D’où deux propositions concrètes, à mettre dans une loi constitutionnelle : la première, c’est d’opter pour un mécanisme qui aide les politiques à être contra-cycliques. Par exemple, obliger la comptabilité publique à enregistrer une provision pour risque conjoncturel, forçant le budget à mettre une partie des recettes publiques dans un fonds de réserve, qui serait utilisé en période récessive. L’autre consiste à garder toujours disponible une liste des projets d’investissement jugés les plus rentables, sans toutefois qu’une urgence politique ne force à les mettre en œuvre immédiatement. On aurait ainsi, par exemple, la liste des équipements ferroviaires présentant la rentabilité la plus grande, la liste des projets d’immobilier social présentant l’importance sociale ou économique la plus grande, etc.

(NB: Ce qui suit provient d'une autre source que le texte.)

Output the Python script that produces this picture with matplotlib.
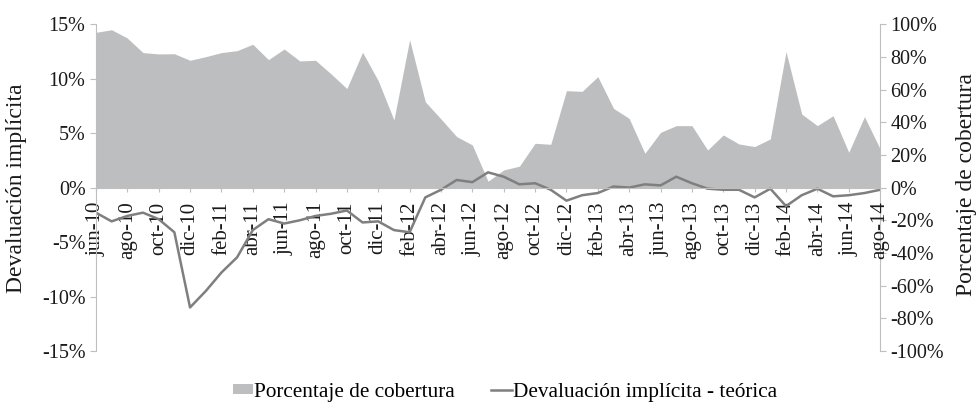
import matplotlib.pyplot as plt
import matplotlib.ticker as mticker
from matplotlib.patches import Patch
from matplotlib.lines import Line2D

plt.rcParams['font.family'] = ['Liberation Serif', 'DejaVu Serif']

# Months jun-10 .. ago-14
meses = ['ene', 'feb', 'mar', 'abr', 'may', 'jun', 'jul', 'ago', 'sep', 'oct', 'nov', 'dic']
labels = []
for year in range(10, 15):
    for m in range(12):
        if (year == 10 and m < 5) or (year == 14 and m > 7):
            continue
        labels.append(f"{meses[m]}-{year}")

# Porcentaje de cobertura (right axis, %)
cobertura = [95.0, 96.6, 91.5, 82.6, 81.8, 81.9, 77.9, 80.1, 82.6, 83.8,
             87.7, 78.3, 84.8, 77.5, 77.9, 69.5, 60.6, 82.8, 65.4, 41.4,
             90.5, 52.5, 42.0, 31.2, 26.1, 3.9, 10.8, 13.1, 27.1, 26.5,
             59.3, 58.9, 67.9, 48.5, 42.3, 21.0, 33.8, 37.9, 37.9, 23.0,
             32.2, 26.7, 25.1, 29.8, 83.2, 45.0, 37.9, 44.0, 21.6, 43.4, 23.7]

# Devaluación implícita - teórica (left axis, %)
devaluacion = [-2.3, -3.1, -2.6, -2.3, -2.9, -4.1, -11.0, -9.5, -7.8, -6.4,
               -3.9, -2.9, -3.3, -3.0, -2.6, -2.4, -2.1, -3.2, -3.1, -3.9,
               -4.1, -0.9, -0.2, 0.7, 0.5, 1.4, 1.0, 0.3, 0.4, -0.2,
               -1.2, -0.7, -0.5, 0.1, 0.0, 0.3, 0.2, 1.0, 0.4, -0.1,
               -0.2, -0.2, -0.9, -0.1, -1.7, -0.7, -0.1, -0.8, -0.7, -0.5, -0.2]

x = list(range(len(labels)))
fs = 14.5
spine_col = '#BFBFBF'
text_col = '#1a1a1a'

fig, ax = plt.subplots(figsize=(9.79, 4.03), dpi=100)
fig.subplots_adjust(left=0.098, right=0.899, top=0.940, bottom=0.129)
ax2 = ax.twinx()

# area on the right axis, line on the left axis drawn above it
ax2.fill_between(x, 0, cobertura, color='#BDBEC0', linewidth=0)
ax.plot(x, devaluacion, color='#7F7F7F', linewidth=1.8)
ax.set_zorder(ax2.get_zorder() + 1)
ax.patch.set_visible(False)

ax.set_xlim(0, len(labels) - 1)
ax.set_ylim(-15, 15)
ax2.set_ylim(-100, 100)
ax.set_yticks(range(-15, 16, 5))
ax2.set_yticks(range(-100, 101, 20))
ax.yaxis.set_major_formatter(mticker.FuncFormatter(lambda v, p: f"{v:.0f}%"))
ax2.yaxis.set_major_formatter(mticker.FuncFormatter(lambda v, p: f"{v:.0f}%"))

ax.set_xticks(x[::2])
ax.set_xticklabels(labels[::2])

for a in (ax, ax2):
    a.spines['top'].set_visible(False)
    for s in a.spines.values():
        s.set_color(spine_col)
    a.tick_params(colors=spine_col, labelcolor=text_col, labelsize=fs, length=4)
ax.spines['bottom'].set_position(('data', 0))
ax2.spines['bottom'].set_visible(False)
ax.spines['right'].set_visible(False)
ax2.spines['left'].set_visible(False)
ax.tick_params(axis='x', length=3, pad=7, labelrotation=90, labelsize=15)
for t in ax.get_xticklabels():
    t.set_va('top')
    t.set_ha('center')

# axis titles
fig.text(17 / 979, 1 - 188 / 403, 'Devaluación implícita', rotation=90,
         ha='center', va='center', fontsize=17, color=text_col)
fig.text(967 / 979, 1 - 185 / 403, 'Porcentaje de cobertura', rotation=90,
         ha='center', va='center', fontsize=17, color=text_col)

handles = [Patch(facecolor='#BDBEC0', edgecolor='none'),
           Line2D([0], [0], color='#7F7F7F', linewidth=1.8)]
fig.legend(handles, ['Porcentaje de cobertura', 'Devaluación implícita - teórica'],
           loc='center', bbox_to_anchor=(505 / 979, 11 / 403), ncol=2, frameon=False,
           fontsize=15.3, handlelength=0.95, handleheight=0.4, handletextpad=0.05,
           columnspacing=1.7, borderpad=0.2)

fig.savefig('out.png', dpi=100)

Les plus prometteurs de ces projets feraient l’objet d’études préalables de faisabilité, expropriation des sites, etc., de façon à pouvoir être mises en œuvre sans délai au moment où un cycle récessif s’enclenche, et au contraire différées en période de bonne conjoncture. La provision pour risque conjoncturel aiderait le politique à résister à la tentation du cycle électoral.

Ce n’est donc pas la dépense publique qu’il faut mettre en cause ; ce sont les modalités et le rythme de la dépense. Keynes donnait l’exemple paradoxal d’une dépense budgétaire consistant à employer des ouvriers du BTP à creuser des trous pour y déposer de l’argent et aussitôt les reboucher ; puis leur demander de recreuser le trou pour récupérer l’argent et se le distribuer comme salaire. TRI nul, dit le directeur financier ! Non, dit le macroéconomiste, puisque les dépenses créent des revenus qui peuvent être dépensés par les agents privés, en consommation ou en investissement : en sous-emploi keynésien, c’est la dépense qui crée le revenu et non l’inverse. Non, répond fortement le directeur financier : tant qu’à faire des trous, autant qu’ils soient utiles ! Cela résout le problème de court terme de chute de la demande ; et accroît le rendement social de la dépense publique et donc le remboursement de la dette qui aide à la financer.

Combien de crises pour le comprendre ? Comme le dit Mike Tyson, ce grand boxeur : « on devient vieux trop jeune, on devient intelligent trop vieux ! ».